In either case, if $v_i$ is zero then the quadratic becomes easy to solve...

 

[TSny]

If Vi ≠ 0, then you are dealing with a general quadratic equation in t. Use the quadratic formula to solve it. See here.

For a video review, try here.

[EDIT: I see gneill already provided an answer.]

 

[Chestermiller]

Hey guys so I have a quick question about the algebra for a question like this.
I personally like to do the algebra first before I plug in the numbers so I have question for this one where it seems would be safer to plug in the numbers first?

So won't be to tough,

A book falls from a shelf that is 1.75m above the floor. How long will it take the book to reach the floor?

So we have initial velocity = 0
Displacement = 1.75m
Acceleration/ gravity = 9.81m/s
Time=?

Its obvious that we can use the formula d=Vi(t)-1/2at^2

So my question here is for the algebra if we plug the numbers in first it would be easier since we have initial velocity =0 so we can do (0)t=0. But if we didn't this is where I have trouble since I'm not the best at algebra, we'd get

Square root( (2d/g)) - Vi(t) = t which confuses me because of the initial velocity * Time? What would we have to do with the time there.
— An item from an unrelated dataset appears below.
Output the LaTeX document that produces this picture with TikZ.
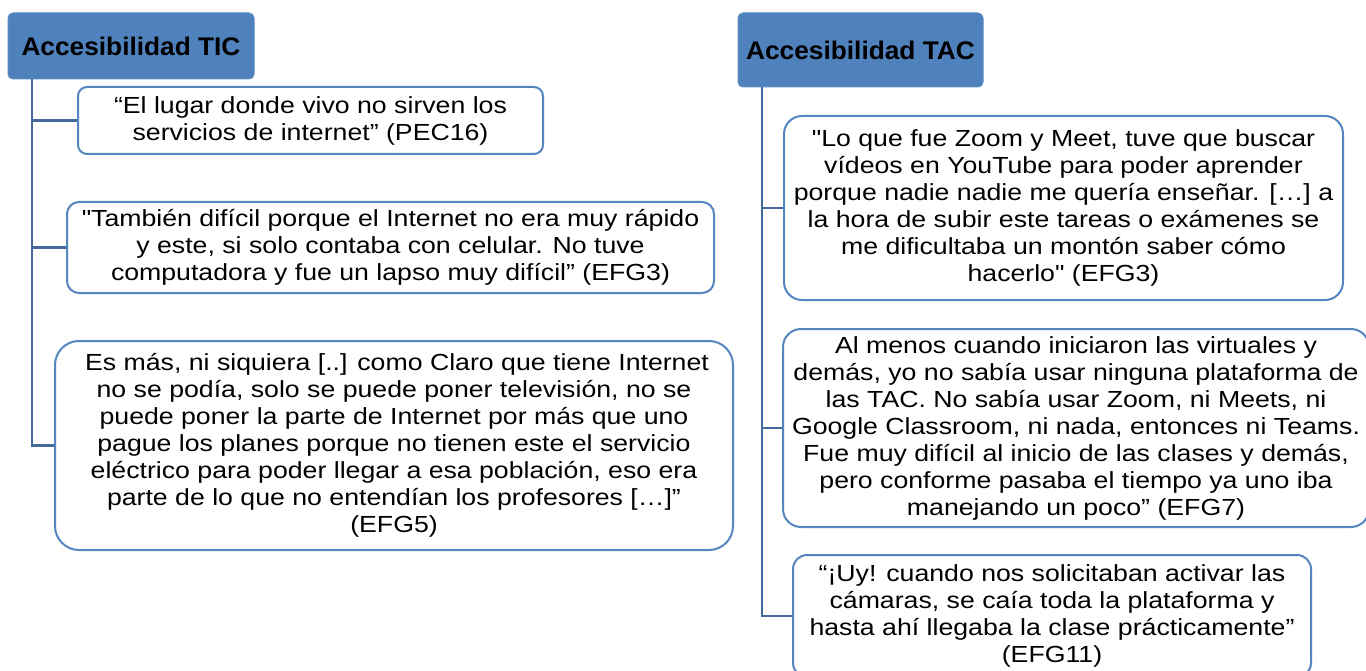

Thanks, I hope I didn't confuse anyone lol.

So, if the initial velocity is zero, you can just substitute Vi = 0 into your final equation and get the correct result. But seriously, for arbitrary initial velocity, if you want to solve it algebraically, it is best to follow the advice of the previous posters.

 

[oldspice1212]

Ah quadratic formula, been ages since I've used that, thanks a lot guys, it helped :)!